‘Europeanisation’ of the justice system will damage the UK’s ‘unique selling point’, the lord chancellor said today, defending the government’s intention to opt out of EU law and order measures.

Chris Grayling (pictured) told the House of Commons Justice committee that the measures are the ‘thin end of the wedge’ towards the creation of a ‘europeanised’ justice system. 

Grayling said: ‘There is a very clear objective in the European Commission to take more and more steps to create a single European justice area.’ He said he did not want to ‘hand over in perpetuity’ control of justice issues to the European Court of Justice, but wanted sovereignty to remain with parliament.

Highlighting the international reputation of the UK’s justice system, he warned: ‘If we accept that our legal system will become more Europeanised, then by definition our USP in the world will become less and less visible.’

In July the home secretary Theresa May confirmed that the UK will opt out of 130 EU policing and criminal measures and seek to rejoin 35 measures, identified as being in the national interest to fight serious and organised cross border crime.

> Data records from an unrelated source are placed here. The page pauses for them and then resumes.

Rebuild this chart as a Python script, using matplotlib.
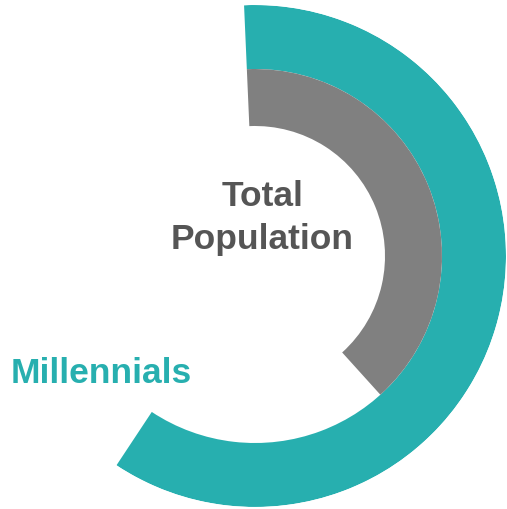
import matplotlib.pyplot as plt
import numpy as np

# share of a full circle (percent)
series = ["Millennials", "Total Population"]
values = [60, 39]
colors = ["#27AFAF", "#808080"]

W, H = 507, 510
fig = plt.figure(figsize=(W / 100, H / 100), dpi=100)

# polar axes: centre at (255, 257) px, outer radius 251 px
cx, cy, R = 255, 257, 251
ax = fig.add_axes([(cx - R) / W, (H - cy - R) / H, 2 * R / W, 2 * R / H],
                  projection="polar")
ax.set_theta_zero_location("N", offset=2.5)
ax.set_theta_direction(-1)
ax.set_ylim(0, R)
ax.axis("off")

ring_bottom = [187, 130]
ring_height = [64, 57]
for v, c, b, h in zip(values, colors, ring_bottom, ring_height):
    ax.bar(0, h, width=np.deg2rad(v / 100 * 360), bottom=b,
           align="edge", color=c, linewidth=0)

font = "Liberation Sans"
fs = 25.5
fig.text(262.5 / W, 1 - 206 / H, "Total", ha="center", va="baseline",
         fontsize=fs, fontweight="bold", color="#555555", family=font)
fig.text(262.5 / W, 1 - 249 / H, "Population", ha="center", va="baseline",
         fontsize=fs, fontweight="bold", color="#555555", family=font)
fig.text(11 / W, 1 - 383 / H, "Millennials", ha="left", va="baseline",
         fontsize=fs, fontweight="bold", color=colors[0], family=font)

fig.savefig("out.png", dpi=100, facecolor="white")
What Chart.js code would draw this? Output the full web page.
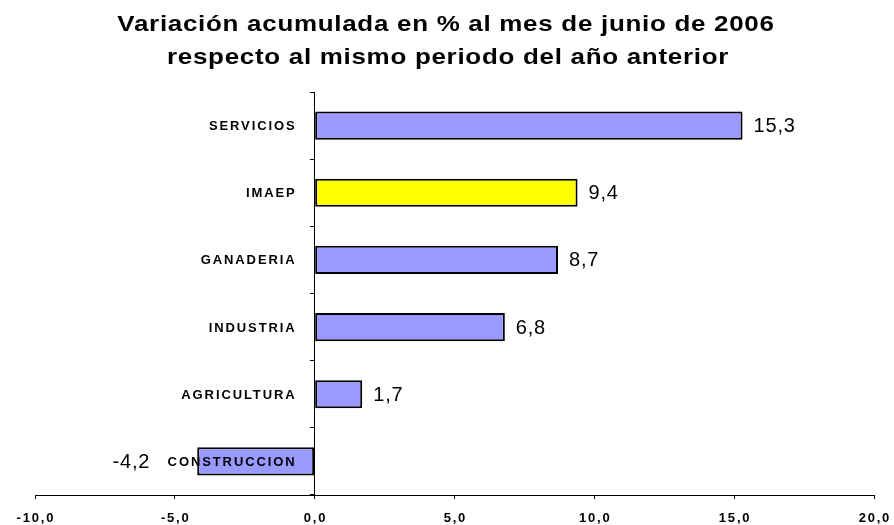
<!DOCTYPE html>
<html>
<head>
<meta charset="utf-8">
<script src="https://cdn.jsdelivr.net/npm/chart.js@4"></script>
<style>
  html, body { margin: 0; padding: 0; background: #ffffff; }
  #wrap { width: 894px; height: 525px; }
</style>
</head>
<body>
<div id="wrap"><canvas id="c" width="894" height="525"></canvas></div>
<script>
const titleLines = ['Variación acumulada en % al mes de junio de 2006', 'respecto al mismo periodo del año anterior'];
const categories = ['SERVICIOS', 'IMAEP', 'GANADERIA', 'INDUSTRIA', 'AGRICULTURA', 'CONSTRUCCION'];
const values = [15.3, 9.4, 8.7, 6.8, 1.7, -4.2];
const highlighted = ['IMAEP'];
const xMin = -10;
const xMax = 20;
const xStep = 5;

const FONT = '"Liberation Sans", Arial, Helvetica, sans-serif';
const fmt = v => v.toFixed(1).replace('.', ',');

function stretchedText(ctx, text, cx, y, sx) {
  ctx.save();
  ctx.translate(cx, y);
  ctx.scale(sx, 1);
  ctx.fillText(text, 0, 0);
  ctx.restore();
}

const textPlugin = {
  id: 'textPlugin',
  afterDraw(chart) {
    const ctx = chart.ctx;
    const xs = chart.scales.x;
    const ys = chart.scales.y;
    ctx.save();
    ctx.fillStyle = '#000000';

    // Title
    ctx.font = 'bold 22px ' + FONT;
    ctx.letterSpacing = '0.6px';
    ctx.textAlign = 'center';
    ctx.textBaseline = 'alphabetic';
    stretchedText(ctx, titleLines[0], 446, 31, 1.18);
    stretchedText(ctx, titleLines[1], 448, 64, 1.18);

    // X tick labels
    ctx.font = 'bold 13px ' + FONT;
    ctx.letterSpacing = '1.8px';
    ctx.textAlign = 'center';
    ctx.textBaseline = 'alphabetic';
    xs.ticks.forEach(t => {
      ctx.fillText(fmt(t.value), xs.getPixelForValue(t.value) + 0.9, 522);
    });

    // Category labels
    const zeroX = xs.getPixelForValue(0);
    ctx.font = 'bold 13px ' + FONT;
    ctx.letterSpacing = '1.9px';
    ctx.textAlign = 'right';
    ctx.textBaseline = 'middle';
    categories.forEach((c, i) => {
      ctx.fillText(c, zeroX - 20 + 1.9, ys.getPixelForValue(i) + 1);
    });

    // Value labels
    ctx.font = '20px ' + FONT;
    ctx.letterSpacing = '0.8px';
    ctx.textBaseline = 'middle';
    values.forEach((v, i) => {
      const px = xs.getPixelForValue(v);
      const py = ys.getPixelForValue(i) + 1;
      if (v >= 0) {
        ctx.textAlign = 'left';
        ctx.fillText(fmt(v), px + 11, py);
      } else {
        ctx.textAlign = 'right';
        ctx.fillText(fmt(v), px - 47, py);
      }
    });
    ctx.restore();
  }
};

new Chart(document.getElementById('c'), {
  type: 'bar',
  data: {
    labels: categories,
    datasets: [{
      data: values,
      backgroundColor: categories.map(c => highlighted.includes(c) ? '#FFFF00' : '#9999FF'),
      borderColor: '#000000',
      borderWidth: 2,
      borderSkipped: false,
      barPercentage: 0.42,
      categoryPercentage: 1.0
    }]
  },
  options: {
    indexAxis: 'y',
    responsive: false,
    animation: false,
    devicePixelRatio: 1,
    layout: { padding: { left: 35, right: 20, top: 92, bottom: 0 } },
    plugins: {
      legend: { display: false },
      title: { display: false },
      tooltip: { enabled: false }
    },
    scales: {
      x: {
        type: 'linear',
        position: 'bottom',
        min: xMin,
        max: xMax,
        ticks: { stepSize: xStep, display: false },
        grid: { drawOnChartArea: false, drawTicks: true, tickLength: 4, color: '#000000', lineWidth: 1 },
        border: { display: true, color: '#000000', width: 1 },
        afterFit(scale) { scale.height = 30; }
      },
      y: {
        type: 'category',
        position: { x: 0 },
        offset: true,
        ticks: { display: false },
        grid: { offset: true, drawOnChartArea: false, drawTicks: true, tickLength: 4, color: '#000000', lineWidth: 1 },
        border: { display: true, color: '#000000', width: 1 }
      }
    }
  },
  plugins: [textPlugin]
});
</script>
</body>
</html>
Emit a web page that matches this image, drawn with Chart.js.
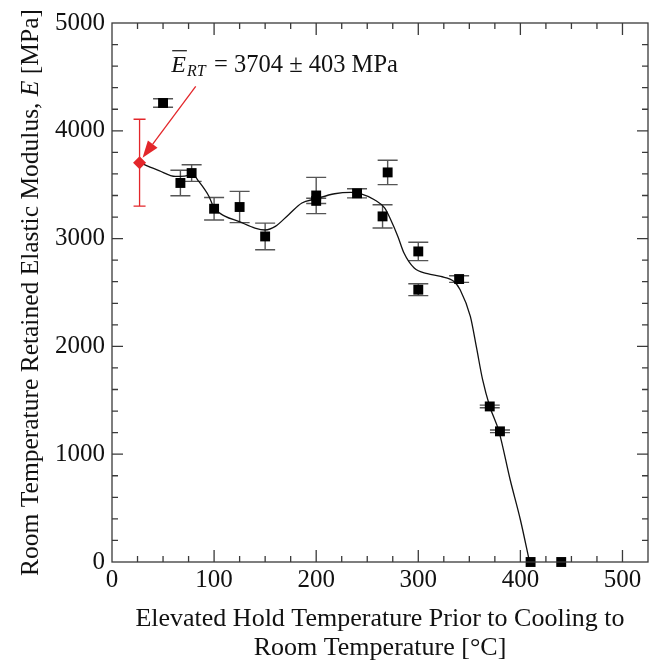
<!DOCTYPE html>
<html><head><meta charset="utf-8">
<script src="https://cdn.jsdelivr.net/npm/chart.js@4.4.1/dist/chart.umd.min.js"></script>
<style>html,body{margin:0;padding:0;background:#fff}</style>
</head><body>
<canvas id="c" width="655" height="660"></canvas>
<script>
// ---- data ----
const xTicks = [0, 100, 200, 300, 400, 500];
const yTicks = [0, 1000, 2000, 3000, 4000, 5000];

const rtX = [27];
const rtY = [3704];
const rtErr = [403];

const tempX  = [50, 67, 78, 100, 125, 150, 200, 200, 240, 265, 270, 300, 300, 340, 370, 380, 410, 440];
const modY   = [4258, 3516, 3608, 3277, 3293, 3020, 3400, 3350, 3420, 3206, 3614, 2881, 2526, 2625, 1443, 1212, 0, 0];
const modErr = [40, 118, 77, 104, 145, 124, 168, 25, 42, 108, 113, 85, 55, 31, 12, 12, 0, 0];

const fitX = [27, 46, 62, 71, 79, 85, 95, 100, 111, 124, 140, 150, 160, 173, 186, 199, 218, 234, 244, 257, 267, 273, 280, 286, 296, 309, 322, 335, 341, 351, 357, 363, 370, 379, 390, 400, 409];
const fitY = [3704, 3631, 3577, 3580, 3593, 3530, 3391, 3284, 3206, 3160, 3098, 3080, 3113, 3222, 3330, 3367, 3416, 3429, 3416, 3361, 3284, 3175, 3020, 2866, 2727, 2675, 2649, 2603, 2526, 2278, 1990, 1691, 1443, 1212, 763, 392, 0];

const annoText = '= 3704 \u00B1 403 MPa';
const xTitle = ['Elevated Hold Temperature Prior to Cooling to', 'Room Temperature [\u00B0C]'];
const yTitleParts = ['Room Temperature Retained Elastic Modulus, ', 'E', ' [MPa]'];

// ---- styling ----
const FONT = "'Liberation Serif','Times New Roman',serif";
const RED = '#e3262a';
const AXIS = '#3a3a3a';

const overlay = {
  id: 'overlay',
  beforeDatasetsDraw(chart) {
    const {ctx, scales: {x, y}} = chart;
    ctx.save();
    ctx.strokeStyle = '#555';
    ctx.lineWidth = 1.4;
    tempX.forEach((t, i) => {
      const e = modErr[i];
      if (!e) return;
      const px = x.getPixelForValue(t);
      const top = y.getPixelForValue(modY[i] + e);
      const bot = y.getPixelForValue(modY[i] - e);
      ctx.beginPath();
      ctx.moveTo(px, top); ctx.lineTo(px, bot);
      ctx.moveTo(px - 10, top); ctx.lineTo(px + 10, top);
      ctx.moveTo(px - 10, bot); ctx.lineTo(px + 10, bot);
      ctx.stroke();
    });
    ctx.strokeStyle = RED;
    ctx.lineWidth = 1.3;
    rtX.forEach((t, i) => {
      const px = x.getPixelForValue(t);
      const top = y.getPixelForValue(rtY[i] + rtErr[i]);
      const bot = y.getPixelForValue(rtY[i] - rtErr[i]);
      ctx.beginPath();
      ctx.moveTo(px, top); ctx.lineTo(px, bot);
      ctx.moveTo(px - 6, top); ctx.lineTo(px + 6, top);
      ctx.moveTo(px - 6, bot); ctx.lineTo(px + 6, bot);
      ctx.stroke();
    });
    ctx.restore();
  },
  afterDraw(chart) {
    const {ctx, chartArea: a, scales: {x, y}} = chart;
    ctx.save();
    // frame
    ctx.strokeStyle = AXIS;
    ctx.lineWidth = 1.3;
    ctx.strokeRect(a.left, a.top, a.right - a.left, a.bottom - a.top);
    // inward ticks
    ctx.beginPath();
    for (let v = 25; v < x.max; v += 25) {
      const px = x.getPixelForValue(v);
      const len = v % 100 === 0 ? 12 : 6;
      ctx.moveTo(px, a.bottom); ctx.lineTo(px, a.bottom - len);
      ctx.moveTo(px, a.top); ctx.lineTo(px, a.top + len);
    }
    for (let v = 200; v < y.max; v += 200) {
      const py = y.getPixelForValue(v);
      const len = v % 1000 === 0 ? 11 : 6;
      ctx.moveTo(a.left, py); ctx.lineTo(a.left + len, py);
      ctx.moveTo(a.right, py); ctx.lineTo(a.right - len, py);
    }
    ctx.stroke();

    // x title
    ctx.fillStyle = '#111';
    ctx.font = '26px ' + FONT;
    ctx.textAlign = 'center';
    ctx.textBaseline = 'alphabetic';
    const cx = (a.left + a.right) / 2;
    ctx.fillText(xTitle[0], cx, 626);
    ctx.fillText(xTitle[1], cx, 655);

    // y title (rotated, mixed italics)
    ctx.save();
    const cy = (a.top + a.bottom) / 2;
    ctx.translate(38, cy);
    ctx.rotate(-Math.PI / 2);
    ctx.textAlign = 'left';
    const fonts = ['25.5px ' + FONT, 'italic 25.5px ' + FONT, '25.5px ' + FONT];
    let total = 0;
    const widths = yTitleParts.map((s, i) => { ctx.font = fonts[i]; const w = ctx.measureText(s).width; total += w; return w; });
    let sx = -total / 2;
    yTitleParts.forEach((s, i) => { ctx.font = fonts[i]; ctx.fillText(s, sx, 0); sx += widths[i]; });
    ctx.restore();

    // annotation arrow
    const tipX = x.getPixelForValue(rtX[0]) + 3;
    const tipY = y.getPixelForValue(rtY[0]) - 5;
    const sX = x.getPixelForValue(82), sY = y.getPixelForValue(4412);
    const ang = Math.atan2(tipY - sY, tipX - sX);
    ctx.strokeStyle = RED;
    ctx.fillStyle = RED;
    ctx.lineWidth = 1.3;
    const hl = 17, hw = 6;
    const bx = tipX - hl * Math.cos(ang), by = tipY - hl * Math.sin(ang);
    ctx.beginPath(); ctx.moveTo(sX, sY); ctx.lineTo(bx, by); ctx.stroke();
    ctx.beginPath();
    ctx.moveTo(tipX, tipY);
    ctx.lineTo(bx + hw * Math.sin(ang), by - hw * Math.cos(ang));
    ctx.lineTo(bx - hw * Math.sin(ang), by + hw * Math.cos(ang));
    ctx.closePath(); ctx.fill();

    // annotation text
    const ax = x.getPixelForValue(58), ay = y.getPixelForValue(4548);
    ctx.fillStyle = '#111';
    ctx.strokeStyle = '#111';
    ctx.textAlign = 'left';
    ctx.font = 'italic 24px ' + FONT;
    ctx.fillText('E', ax, ay);
    const ew = ctx.measureText('E').width;
    ctx.lineWidth = 1.2;
    ctx.beginPath(); ctx.moveTo(ax + 1, ay - 21); ctx.lineTo(ax + ew + 1, ay - 21); ctx.stroke();
    ctx.font = 'italic 16px ' + FONT;
    ctx.fillText('RT', ax + ew + 1, ay + 4);
    ctx.font = '24.5px ' + FONT;
    ctx.fillText(annoText, x.getPixelForValue(100), ay);
    ctx.restore();
  }
};

const toPts = (xs, ys) => xs.map((v, i) => ({x: v, y: ys[i]}));

new Chart(document.getElementById('c'), {
  type: 'scatter',
  data: {
    datasets: [
      {
        type: 'line', data: toPts(fitX, fitY), borderColor: '#111', borderWidth: 1.3,
        pointRadius: 0, cubicInterpolationMode: 'monotone', fill: false, order: 3, clip: false
      },
      {
        data: toPts(tempX, modY), pointStyle: 'rect', pointRadius: 7,
        backgroundColor: '#000', borderColor: '#000', borderWidth: 0, order: 1, clip: false
      },
      {
        data: toPts(rtX, rtY), pointStyle: 'rectRot', pointRadius: 6.5,
        backgroundColor: RED, borderColor: RED, borderWidth: 0, order: 0, clip: false
      }
    ]
  },
  options: {
    responsive: false, animation: false, devicePixelRatio: 1,
    layout: {padding: {top: 23, right: 4, left: 0, bottom: 0}},
    plugins: {legend: {display: false}, tooltip: {enabled: false}},
    scales: {
      x: {
        type: 'linear', min: 0, max: 525,
        afterBuildTicks: s => { s.ticks = xTicks.map(v => ({value: v})); },
        afterFit: s => { s.height = 98; },
        grid: {display: false, drawTicks: false},
        border: {display: false},
        ticks: {color: '#111', font: {family: FONT, size: 25}, padding: 3, maxRotation: 0, autoSkip: false,
                callback: v => String(v)}
      },
      y: {
        type: 'linear', min: 0, max: 5000,
        afterBuildTicks: s => { s.ticks = yTicks.map(v => ({value: v})); },
        afterFit: s => { s.width = 112; },
        grid: {display: false, drawTicks: false},
        border: {display: false},
        ticks: {color: '#111', font: {family: FONT, size: 25}, padding: 7, autoSkip: false,
                callback: v => String(v)}
      }
    }
  },
  plugins: [overlay]
});
</script>
</body></html>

Among the measures that the UK is considering opting back in to are the European arrest warrant, Europol and Eurojust.

Grayling said some measures, including the prisoner transfer agreement, are ‘obviously advantageous’ for the country to be part of.

Of the 4,058 foreign prisoners in UK jails, Grayling said around 1,400 have over six months left to serve and are therefore eligible for prisoner transfer arrangements, which would lessen the burden on the prison system.

Grayling said measures to allow data sharing and to enable to British citizens facing trial overseas to spend their bail period in this country, are also among those that the government may rejoin.

He did not rule out a future government being part of a European probation measure, but said the measures currently drafted are ‘vague’ and lack evidence showing they work properly and ensure appropriate levels of supervision.

But he emphatically rejected measures, such as common sentencing, that he said are more about the ‘Europeanisation of justice’ – a road that he said the government does not want to go down.

‘I don’t think there is any will in this country to Europeanise justice,’ he said. ‘I don’t believe that’s right for this country; I don’t believe that’s what this country wants, I don’t believe that’s what the people of this country want. It’s certainly not what the last government wanted and it’s not what this government wants.’

Grayling rejected the notion of a European public prosecutor, saying it would be a ‘real watershed step’ for this country. ‘It is not a route we’re going to go down,’ he said, adding that other member states shared the UK’s ‘misgivings’.

Other measures, said Grayling, such as those on conflict of jurisdiction, are ‘redundant or have little impact’ and so there is ‘no need’ for the UK to hand over jurisdiction.

Grayling rejected the suggestion that the UK’s reputation would be damaged internationally by opting out of the measures or that the UK should take be part of the measures to ensure other country’s standards remain high.

He told the committee: ‘I’m not willing to see us compromise our own sovereignty and the integrity of our own justice system in the name of getting other people to improve theirs.’